[TASK STATEMENT]
Leave the pictures out, and retype all of the material exactly as written.

[DATA PROVIDED]
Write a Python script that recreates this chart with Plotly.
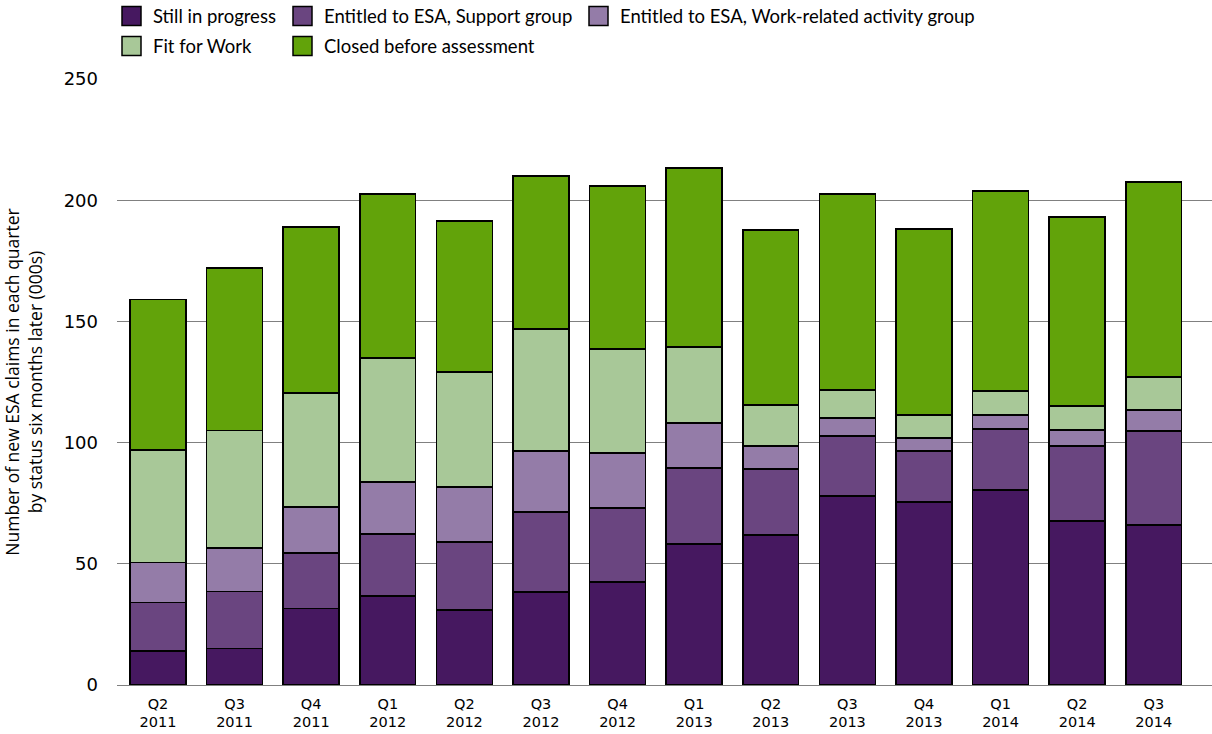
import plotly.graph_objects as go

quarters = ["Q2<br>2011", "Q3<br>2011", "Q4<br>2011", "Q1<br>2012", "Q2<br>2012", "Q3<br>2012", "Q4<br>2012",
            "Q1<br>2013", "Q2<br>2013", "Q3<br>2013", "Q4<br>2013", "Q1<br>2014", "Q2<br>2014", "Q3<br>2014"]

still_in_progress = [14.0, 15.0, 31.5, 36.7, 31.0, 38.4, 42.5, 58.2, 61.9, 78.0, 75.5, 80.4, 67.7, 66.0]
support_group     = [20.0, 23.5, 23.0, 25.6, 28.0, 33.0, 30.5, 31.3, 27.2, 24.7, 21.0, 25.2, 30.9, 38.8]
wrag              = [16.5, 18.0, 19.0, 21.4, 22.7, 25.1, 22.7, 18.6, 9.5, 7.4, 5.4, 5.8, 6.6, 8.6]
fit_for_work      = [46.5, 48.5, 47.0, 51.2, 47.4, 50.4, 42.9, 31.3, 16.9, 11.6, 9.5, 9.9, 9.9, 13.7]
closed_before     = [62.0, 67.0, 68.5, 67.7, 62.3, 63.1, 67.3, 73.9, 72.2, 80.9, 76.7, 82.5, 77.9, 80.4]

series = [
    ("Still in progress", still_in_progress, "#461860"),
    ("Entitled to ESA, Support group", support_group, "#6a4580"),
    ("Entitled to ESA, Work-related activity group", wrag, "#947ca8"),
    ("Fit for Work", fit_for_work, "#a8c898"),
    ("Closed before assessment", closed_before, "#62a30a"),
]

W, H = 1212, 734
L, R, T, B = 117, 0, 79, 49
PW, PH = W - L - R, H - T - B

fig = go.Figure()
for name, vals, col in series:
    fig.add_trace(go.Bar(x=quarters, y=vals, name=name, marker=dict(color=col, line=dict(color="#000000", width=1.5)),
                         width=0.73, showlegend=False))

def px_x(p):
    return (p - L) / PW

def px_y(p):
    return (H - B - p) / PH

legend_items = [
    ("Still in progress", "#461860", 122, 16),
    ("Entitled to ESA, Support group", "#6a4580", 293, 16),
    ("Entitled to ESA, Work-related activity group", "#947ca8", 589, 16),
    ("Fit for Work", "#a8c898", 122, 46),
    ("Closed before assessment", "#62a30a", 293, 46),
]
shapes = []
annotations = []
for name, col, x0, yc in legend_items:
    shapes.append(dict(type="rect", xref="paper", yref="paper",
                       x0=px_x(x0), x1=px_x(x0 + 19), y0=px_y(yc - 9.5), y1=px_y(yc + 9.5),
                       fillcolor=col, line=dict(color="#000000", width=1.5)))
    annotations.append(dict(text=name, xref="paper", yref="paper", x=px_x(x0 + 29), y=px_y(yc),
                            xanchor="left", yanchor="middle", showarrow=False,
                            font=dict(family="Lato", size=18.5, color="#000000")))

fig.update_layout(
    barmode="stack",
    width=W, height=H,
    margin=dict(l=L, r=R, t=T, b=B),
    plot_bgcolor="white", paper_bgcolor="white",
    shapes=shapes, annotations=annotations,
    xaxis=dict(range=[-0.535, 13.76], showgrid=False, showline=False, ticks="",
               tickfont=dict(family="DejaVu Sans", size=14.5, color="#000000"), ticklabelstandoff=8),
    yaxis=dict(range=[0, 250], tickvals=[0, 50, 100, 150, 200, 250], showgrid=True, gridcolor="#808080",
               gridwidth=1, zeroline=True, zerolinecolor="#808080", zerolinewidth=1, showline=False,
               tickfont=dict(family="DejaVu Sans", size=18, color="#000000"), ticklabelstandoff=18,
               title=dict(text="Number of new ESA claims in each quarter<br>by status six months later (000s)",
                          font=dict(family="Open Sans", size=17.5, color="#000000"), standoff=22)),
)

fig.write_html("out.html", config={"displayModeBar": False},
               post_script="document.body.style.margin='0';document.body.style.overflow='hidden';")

[OUTPUT BELOW]
Write a Python script that recreates this chart with Plotly.
import plotly.graph_objects as go

quarters = ["Q2<br>2011", "Q3<br>2011", "Q4<br>2011", "Q1<br>2012", "Q2<br>2012", "Q3<br>2012", "Q4<br>2012",
            "Q1<br>2013", "Q2<br>2013", "Q3<br>2013", "Q4<br>2013", "Q1<br>2014", "Q2<br>2014", "Q3<br>2014"]

still_in_progress = [14.0, 15.0, 31.5, 36.7, 31.0, 38.4, 42.5, 58.2, 61.9, 78.0, 75.5, 80.4, 67.7, 66.0]
support_group     = [20.0, 23.5, 23.0, 25.6, 28.0, 33.0, 30.5, 31.3, 27.2, 24.7, 21.0, 25.2, 30.9, 38.8]
wrag              = [16.5, 18.0, 19.0, 21.4, 22.7, 25.1, 22.7, 18.6, 9.5, 7.4, 5.4, 5.8, 6.6, 8.6]
fit_for_work      = [46.5, 48.5, 47.0, 51.2, 47.4, 50.4, 42.9, 31.3, 16.9, 11.6, 9.5, 9.9, 9.9, 13.7]
closed_before     = [62.0, 67.0, 68.5, 67.7, 62.3, 63.1, 67.3, 73.9, 72.2, 80.9, 76.7, 82.5, 77.9, 80.4]

series = [
    ("Still in progress", still_in_progress, "#461860"),
    ("Entitled to ESA, Support group", support_group, "#6a4580"),
    ("Entitled to ESA, Work-related activity group", wrag, "#947ca8"),
    ("Fit for Work", fit_for_work, "#a8c898"),
    ("Closed before assessment", closed_before, "#62a30a"),
]

W, H = 1212, 734
L, R, T, B = 117, 0, 79, 49
PW, PH = W - L - R, H - T - B

fig = go.Figure()
for name, vals, col in series:
    fig.add_trace(go.Bar(x=quarters, y=vals, name=name, marker=dict(color=col, line=dict(color="#000000", width=1.5)),
                         width=0.73, showlegend=False))

def px_x(p):
    return (p - L) / PW

def px_y(p):
    return (H - B - p) / PH

legend_items = [
    ("Still in progress", "#461860", 122, 16),
    ("Entitled to ESA, Support group", "#6a4580", 293, 16),
    ("Entitled to ESA, Work-related activity group", "#947ca8", 589, 16),
    ("Fit for Work", "#a8c898", 122, 46),
    ("Closed before assessment", "#62a30a", 293, 46),
]
shapes = []
annotations = []
for name, col, x0, yc in legend_items:
    shapes.append(dict(type="rect", xref="paper", yref="paper",
                       x0=px_x(x0), x1=px_x(x0 + 19), y0=px_y(yc - 9.5), y1=px_y(yc + 9.5),
                       fillcolor=col, line=dict(color="#000000", width=1.5)))
    annotations.append(dict(text=name, xref="paper", yref="paper", x=px_x(x0 + 29), y=px_y(yc),
                            xanchor="left", yanchor="middle", showarrow=False,
                            font=dict(family="Lato", size=18.5, color="#000000")))

fig.update_layout(
    barmode="stack",
    width=W, height=H,
    margin=dict(l=L, r=R, t=T, b=B),
    plot_bgcolor="white", paper_bgcolor="white",
    shapes=shapes, annotations=annotations,
    xaxis=dict(range=[-0.535, 13.76], showgrid=False, showline=False, ticks="",
               tickfont=dict(family="DejaVu Sans", size=14.5, color="#000000"), ticklabelstandoff=8),
    yaxis=dict(range=[0, 250], tickvals=[0, 50, 100, 150, 200, 250], showgrid=True, gridcolor="#808080",
               gridwidth=1, zeroline=True, zerolinecolor="#808080", zerolinewidth=1, showline=False,
               tickfont=dict(family="DejaVu Sans", size=18, color="#000000"), ticklabelstandoff=18,
               title=dict(text="Number of new ESA claims in each quarter<br>by status six months later (000s)",
                          font=dict(family="Open Sans", size=17.5, color="#000000"), standoff=22)),
)

fig.write_html("out.html", config={"displayModeBar": False},
               post_script="document.body.style.margin='0';document.body.style.overflow='hidden';")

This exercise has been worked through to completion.